Indeed, inventory restocking following the supply chain problems experienced in the aftermath of Hurricanes Harvey and Irma may have had something to do with the surprisingly robust print.
But many US analysts say that consumer spending is now responding to stronger wage growth and the third-quarter data appeared to confirm this.
The one enigma that remains is inflation. The Federal Reserve takes its inflationary stance from personal consumption expenditures, which have remained subdued - currently at 1.3% in August - despite the economic buoyancy and the weakness of the dollar.
Contrast this with consumer price inflation (CPI) and it's a different story. CPI is advancing, and has hit 1.7% - leading some to believe that inflation will soon start to move back to the Fed's 2% target.
But what does all this mean for monetary policy?
Some had begun to doubt how much further the current rate-hike cycle had to go - but many now feel that the central bank can press ahead.
Aberdeen Standard Investments - Guy Nicholls: "What this really tells us is that the US economy hardly skipped a beat after the recent hurricanes.
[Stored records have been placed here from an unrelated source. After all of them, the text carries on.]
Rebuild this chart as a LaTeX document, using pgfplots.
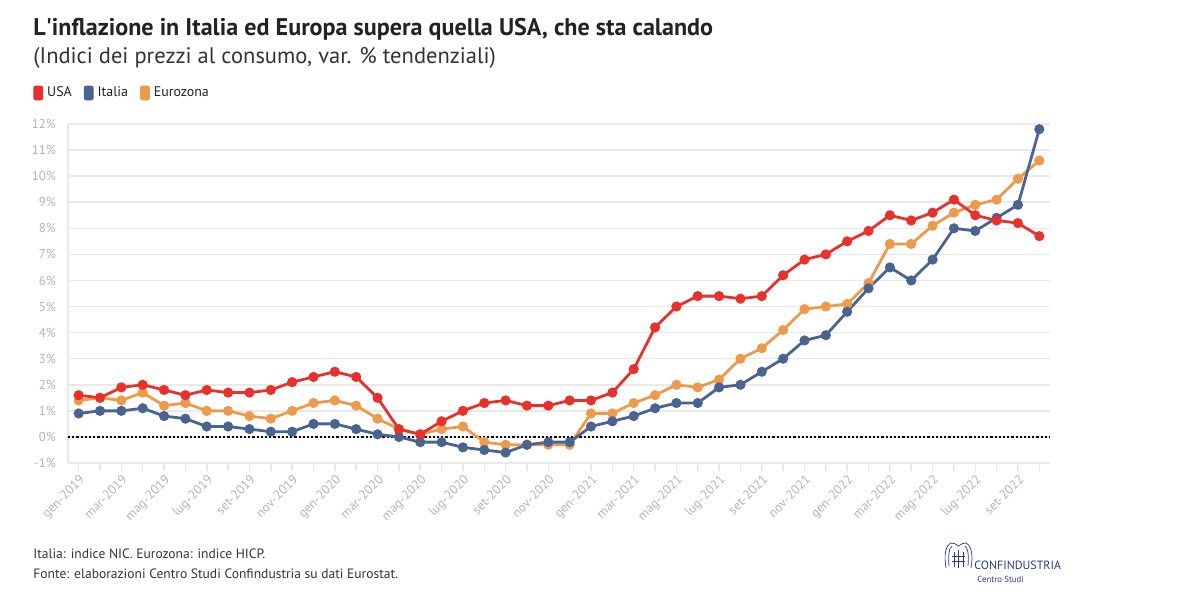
\documentclass[border=0pt]{standalone}
\usepackage{fontspec}
\setmainfont{PT Sans}
\usepackage{pgfplots}
\usepackage{pgfplotstable}
\pgfplotsset{compat=1.18}
\definecolor{usa}{HTML}{E8312A}
\definecolor{ita}{HTML}{4A6491}
\definecolor{eur}{HTML}{EE9A4D}
\definecolor{gridc}{HTML}{E9E9E9}
\definecolor{tickc}{HTML}{B4B4B4}
\definecolor{txt}{HTML}{222222}
\definecolor{sub}{HTML}{333333}
\definecolor{logo}{HTML}{2B3990}

\pgfplotstableread{
x usa ita eur
0 1.6 0.9 1.4
1 1.5 1.0 1.5
2 1.9 1.0 1.4
3 2.0 1.1 1.7
4 1.8 0.8 1.2
5 1.6 0.7 1.3
6 1.8 0.4 1.0
7 1.7 0.4 1.0
8 1.7 0.3 0.8
9 1.8 0.2 0.7
10 2.1 0.2 1.0
11 2.3 0.5 1.3
12 2.5 0.5 1.4
13 2.3 0.3 1.2
14 1.5 0.1 0.7
15 0.3 0.0 0.3
16 0.1 -0.2 0.1
17 0.6 -0.2 0.3
18 1.0 -0.4 0.4
19 1.3 -0.5 -0.2
20 1.4 -0.6 -0.3
21 1.2 -0.3 -0.3
22 1.2 -0.2 -0.3
23 1.4 -0.2 -0.3
24 1.4 0.4 0.9
25 1.7 0.6 0.9
26 2.6 0.8 1.3
27 4.2 1.1 1.6
28 5.0 1.3 2.0
29 5.4 1.3 1.9
30 5.4 1.9 2.2
31 5.3 2.0 3.0
32 5.4 2.5 3.4
33 6.2 3.0 4.1
34 6.8 3.7 4.9
35 7.0 3.9 5.0
36 7.5 4.8 5.1
37 7.9 5.7 5.9
38 8.5 6.5 7.4
39 8.3 6.0 7.4
40 8.6 6.8 8.1
41 9.1 8.0 8.6
42 8.5 7.9 8.9
43 8.3 8.4 9.1
44 8.2 8.9 9.9
45 7.7 11.8 10.6
}\datatab

\begin{document}
\begin{tikzpicture}
\path (0,0) rectangle (600bp,-303bp);
\begin{axis}[
  at={(34bp,-231.5bp)}, anchor=south west,
  scale only axis, width=491bp, height=169.5bp,
  xmin=-0.5, xmax=45.5, ymin=-1, ymax=12,
  axis x line*=bottom, axis y line*=left,
  axis line style={gridc, line width=0.75bp, -},
  ytick={-1,0,...,12},
  yticklabels={-1\%,0\%,1\%,2\%,3\%,4\%,5\%,6\%,7\%,8\%,9\%,10\%,11\%,12\%},
  ytick style={draw=none},
  ymajorgrids, grid style={gridc, line width=0.75bp},
  xtick={0,2,...,44},
  minor xtick={1,3,...,45},
  xticklabels={gen-2019,mar-2019,mag-2019,lug-2019,set-2019,nov-2019,gen-2020,mar-2020,mag-2020,lug-2020,set-2020,nov-2020,gen-2021,mar-2021,mag-2021,lug-2021,set-2021,nov-2021,gen-2022,mar-2022,mag-2022,lug-2022,set-2022},
  tick align=outside, major tick length=4bp, minor tick length=4bp,
  xtick style={gridc, line width=0.75bp},
  minor x tick style={gridc, line width=0.75bp},
  xticklabel style={rotate=45, anchor=north east, font=\fontsize{6.5}{7}\selectfont, text=tickc, inner sep=1bp},
  yticklabel style={font=\fontsize{6.5}{7}\selectfont, text=tickc, xshift=1.5bp},
  clip=false,
  legend columns=-1,
  legend style={at={(0,1)}, anchor=west, xshift=-17.5bp, yshift=15.5bp, draw=none, fill=none,
    font=\fontsize{7}{8}\selectfont, text=txt, inner sep=0pt,
    /tikz/every even column/.append style={column sep=4bp}},
  legend image code/.code={\fill[#1, rounded corners=1bp] (0bp,-3.5bp) rectangle (4.5bp,3.5bp);},
]
\addplot[black, densely dotted, line width=1.1bp, forget plot] coordinates {(-0.5,0) (45.5,0)};
\addplot[eur, line width=1.4bp, mark=*, mark size=1.8bp, forget plot] table[x=x, y=eur] {\datatab};
\addplot[ita, line width=1.4bp, mark=*, mark size=1.8bp, forget plot] table[x=x, y=ita] {\datatab};
\addplot[usa, line width=1.4bp, mark=*, mark size=1.8bp, forget plot] table[x=x, y=usa] {\datatab};
\addlegendimage{usa}\addlegendentry{USA}
\addlegendimage{ita}\addlegendentry{Italia}
\addlegendimage{eur}\addlegendentry{Eurozona}
\end{axis}
\node[anchor=base west, inner sep=0pt, text=txt] at (16.5bp,-17.5bp) {\fontsize{12.1}{14}\selectfont\bfseries L\textquotesingle inflazione in Italia ed Europa supera quella USA, che sta calando};
\node[anchor=base west, inner sep=0pt, text=sub] at (16.5bp,-31.5bp) {\fontsize{11.3}{14}\selectfont (Indici dei prezzi al consumo, var. \% tendenziali)};
\node[anchor=base west, inner sep=0pt, text=sub] at (16.5bp,-279bp) {\fontsize{6.8}{8}\selectfont Italia: indice NIC. Eurozona: indice HICP.};
\node[anchor=base west, inner sep=0pt, text=sub] at (16.5bp,-289bp) {\fontsize{6.8}{8}\selectfont Fonte: elaborazioni Centro Studi Confindustria su dati Eurostat.};
% logo emblem (decorative)
\begin{scope}[logo, line width=0.35bp]
  \draw (473bp,-284bp) .. controls (472bp,-278bp) and (472.5bp,-273bp) .. (475.5bp,-271.5bp)
        .. controls (477bp,-271bp) and (478bp,-272.5bp) .. (479.25bp,-273bp)
        .. controls (480.5bp,-272.5bp) and (481.5bp,-271bp) .. (483bp,-271.5bp)
        .. controls (486bp,-273bp) and (486.5bp,-278bp) .. (485.5bp,-284bp);
  \draw (474.5bp,-283bp) .. controls (474bp,-278bp) and (474.5bp,-274bp) .. (476bp,-273bp);
  \draw (484bp,-283bp) .. controls (484.5bp,-278bp) and (484bp,-274bp) .. (482.5bp,-273bp);
  \draw (477bp,-283.5bp) -- (477bp,-276bp) (479.25bp,-284bp) -- (479.25bp,-275bp) (481.5bp,-283.5bp) -- (481.5bp,-276bp);
  \draw (476bp,-278bp) -- (482.5bp,-278bp) (476bp,-280.5bp) -- (482.5bp,-280.5bp);
\end{scope}
\node[anchor=base west, inner sep=0pt, text=logo] at (487bp,-284.5bp) {\fontsize{6}{7}\selectfont CONFINDUSTRIA};
\node[anchor=base west, inner sep=0pt, text=logo] at (488.5bp,-291bp) {\fontsize{4.4}{5}\selectfont Centro Studi};
\end{tikzpicture}
\end{document}
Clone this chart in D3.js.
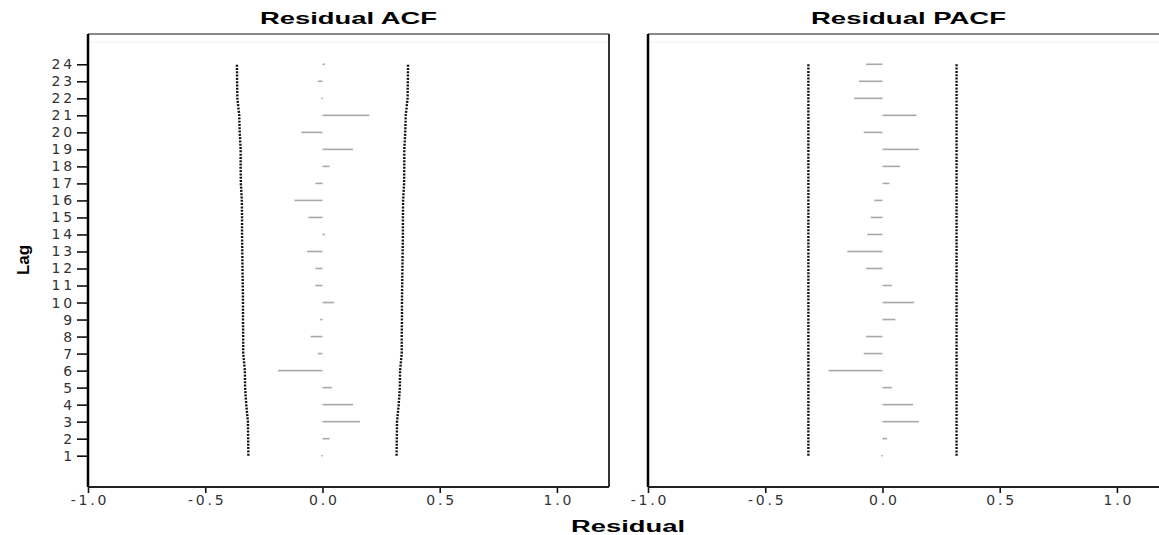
<!DOCTYPE html>
<html>
<head>
<meta charset="utf-8">
<script src="https://cdn.jsdelivr.net/npm/d3@7/dist/d3.min.js"></script>
<style>
    body { margin: 0; background: #fff; }
    .tick text { font-family: 'DejaVu Sans', sans-serif; font-size: 14px; fill: #333; letter-spacing: 2.8px; }
    .tick line { stroke: #111; stroke-width: 1.6; }
</style>
</head>
<body>
<script>
window.document.addEventListener('DOMContentLoaded', init, false);

// lags on the y axis
var lags = [1, 2, 3, 4, 5, 6, 7, 8, 9, 10, 11, 12, 13, 14, 15, 16, 17, 18, 19, 20, 21, 22, 23, 24];
var xTicks = [-1.0, -0.5, 0.0, 0.5, 1.0];
var panelTitles = ['Residual ACF', 'Residual PACF'];

// lag 1 .. 24
var acfValues = [-0.005, 0.03, 0.16, 0.13, 0.04, -0.19, -0.02, -0.05, -0.01, 0.05, -0.03, -0.03,
                 -0.065, 0.01, -0.06, -0.12, -0.03, 0.03, 0.13, -0.09, 0.20, -0.005, -0.02, 0.01];
var acfUpper = [0.316, 0.317, 0.318, 0.325, 0.330, 0.331, 0.338, 0.338, 0.339, 0.339, 0.340, 0.341,
                0.342, 0.343, 0.343, 0.344, 0.348, 0.349, 0.349, 0.353, 0.355, 0.363, 0.364, 0.365];
var pacfValues = [-0.005, 0.02, 0.155, 0.13, 0.04, -0.23, -0.08, -0.07, 0.055, 0.135, 0.04, -0.07,
                  -0.15, -0.065, -0.05, -0.035, 0.03, 0.075, 0.155, -0.08, 0.145, -0.12, -0.10, -0.07];
var pacfUpper = [0.316, 0.316, 0.316, 0.316, 0.316, 0.316, 0.316, 0.316, 0.316, 0.316, 0.316, 0.316,
                 0.316, 0.316, 0.316, 0.316, 0.316, 0.316, 0.316, 0.316, 0.316, 0.316, 0.316, 0.316];

var svg;
var yScale;
var panelTop = 34, panelBottom = 487, panelWidth = 521;

function init() {
    svg = createCanvas();
    yScale = d3.scaleLinear().domain([-0.84, 25.78]).range([panelBottom, panelTop]);

    drawPanel(88, panelTitles[0], 177, acfValues, acfUpper, true);
    drawPanel(648, panelTitles[1], 195, pacfValues, pacfUpper, false);

    svg.append('text')
        .attr('x', 628)
        .attr('y', 532)
        .attr('text-anchor', 'middle')
        .attr('textLength', 114)
        .attr('lengthAdjust', 'spacingAndGlyphs')
        .style('font-family', 'Liberation Sans, Arial, sans-serif')
        .style('font-weight', 'bold')
        .style('font-size', '16px')
        .text('Residual');

    svg.append('text')
        .attr('transform', 'translate(29,260) rotate(-90)')
        .attr('text-anchor', 'middle')
        .style('font-family', 'Liberation Sans, Arial, sans-serif')
        .style('font-weight', 'bold')
        .style('font-size', '17px')
        .text('Lag');
}

function createCanvas() {
    return d3.select('body')
        .append('svg')
        .attr('width', 1159)
        .attr('height', 535);
}

function drawPanel(left, title, titleWidth, values, upper, showLags) {
    var x = d3.scaleLinear().domain([-1, 1.222]).range([left, left + panelWidth]);
    var g = svg.append('g');

    // frame
    g.append('line').attr('x1', left).attr('x2', left + panelWidth)
        .attr('y1', panelTop).attr('y2', panelTop)
        .attr('stroke', '#8a8a8a').attr('stroke-width', 2);
    g.append('line').attr('x1', left).attr('x2', left + panelWidth)
        .attr('y1', panelTop + 8).attr('y2', panelTop + 8)
        .attr('stroke', '#f0f0f0').attr('stroke-width', 1);
    g.append('line').attr('x1', left + panelWidth).attr('x2', left + panelWidth)
        .attr('y1', panelTop).attr('y2', panelBottom)
        .attr('stroke', '#333').attr('stroke-width', 2);

    // bars
    g.selectAll('rect.bar')
        .data(values)
        .enter()
        .append('rect')
        .attr('class', 'bar')
        .attr('x', function(d) { return x(Math.min(0, d)); })
        .attr('y', function(d, i) { return yScale(lags[i]) - 0.8; })
        .attr('width', function(d) { return Math.max(1.5, Math.abs(x(d) - x(0))); })
        .attr('height', 1.6)
        .attr('fill', '#a8a8a8');

    // confidence limits
    var upperLine = d3.line()
        .x(function(d) { return x(d); })
        .y(function(d, i) { return yScale(lags[i]); });
    var lowerLine = d3.line()
        .x(function(d) { return x(-d); })
        .y(function(d, i) { return yScale(lags[i]); });
    [upperLine, lowerLine].forEach(function(lineGen) {
        g.append('path')
            .attr('d', lineGen(upper))
            .attr('fill', 'none')
            .attr('stroke', '#111')
            .attr('stroke-width', 2.4)
            .attr('stroke-dasharray', '2,1.3');
    });

    // x axis
    var xAxis = g.append('g')
        .attr('transform', 'translate(0,' + panelBottom + ')')
        .call(d3.axisBottom(x)
            .tickValues(xTicks)
            .tickSize(6)
            .tickPadding(2)
            .tickFormat(function(d) { return d.toFixed(1); }));
    xAxis.select('.domain').remove();
    xAxis.selectAll('.tick text').attr('dx', '1.4px');
    g.append('line').attr('x1', left).attr('x2', left + panelWidth)
        .attr('y1', panelBottom).attr('y2', panelBottom)
        .attr('stroke', '#222').attr('stroke-width', 2);

    // y axis
    if (showLags) {
        var yAxis = g.append('g')
            .attr('transform', 'translate(' + left + ',0)')
            .call(d3.axisLeft(yScale)
                .tickValues(lags)
                .tickSize(11)
                .tickPadding(2)
                .tickFormat(function(d) { return d; }));
        yAxis.select('.domain').remove();
    }
    g.append('line').attr('x1', left).attr('x2', left)
        .attr('y1', panelTop).attr('y2', panelBottom)
        .attr('stroke', '#000').attr('stroke-width', 2.5);

    // title
    g.append('text')
        .attr('x', left + panelWidth / 2)
        .attr('y', 24)
        .attr('text-anchor', 'middle')
        .attr('textLength', titleWidth)
        .attr('lengthAdjust', 'spacingAndGlyphs')
        .style('font-family', 'Liberation Sans, Arial, sans-serif')
        .style('font-weight', 'bold')
        .style('font-size', '17px')
        .text(title);
}
</script>
</body>
</html>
"But you still have to treat these figures with some caution: they’re early estimates based on partial data and are always revised. But our ‘nowcast’ of US economic activity, which aggregates together a broad range of high frequency data, has been suggesting that the economy is firing on all cylinders for some time now. And that’s before an increasingly likely tax cut that’s coming down the road.
“An interest hike in December is pretty much a foregone conclusion now. Inflation is the only piece of the puzzle missing. But with economic growth substantially above its trend rate, whoever leads the Fed next year will probably press ahead with a series of further interest rate hikes.”
Pantheon Macroeconomics - Ian Shepherson: "Headline GDP growth beat expectations because consumers' spending and business capex were stronger than implied by monthly data.
"Overall, this is a very solid performance, given the disruption caused by Hurricanes Harvey and Irma. Their net effect seems to have been smaller and shorter than we expected.
"Growth will be about 3% in Q4 too. That means payroll growth will rebound strongly, and the unemployment rate will keep falling; a sub-4% rate is just a matter of months away.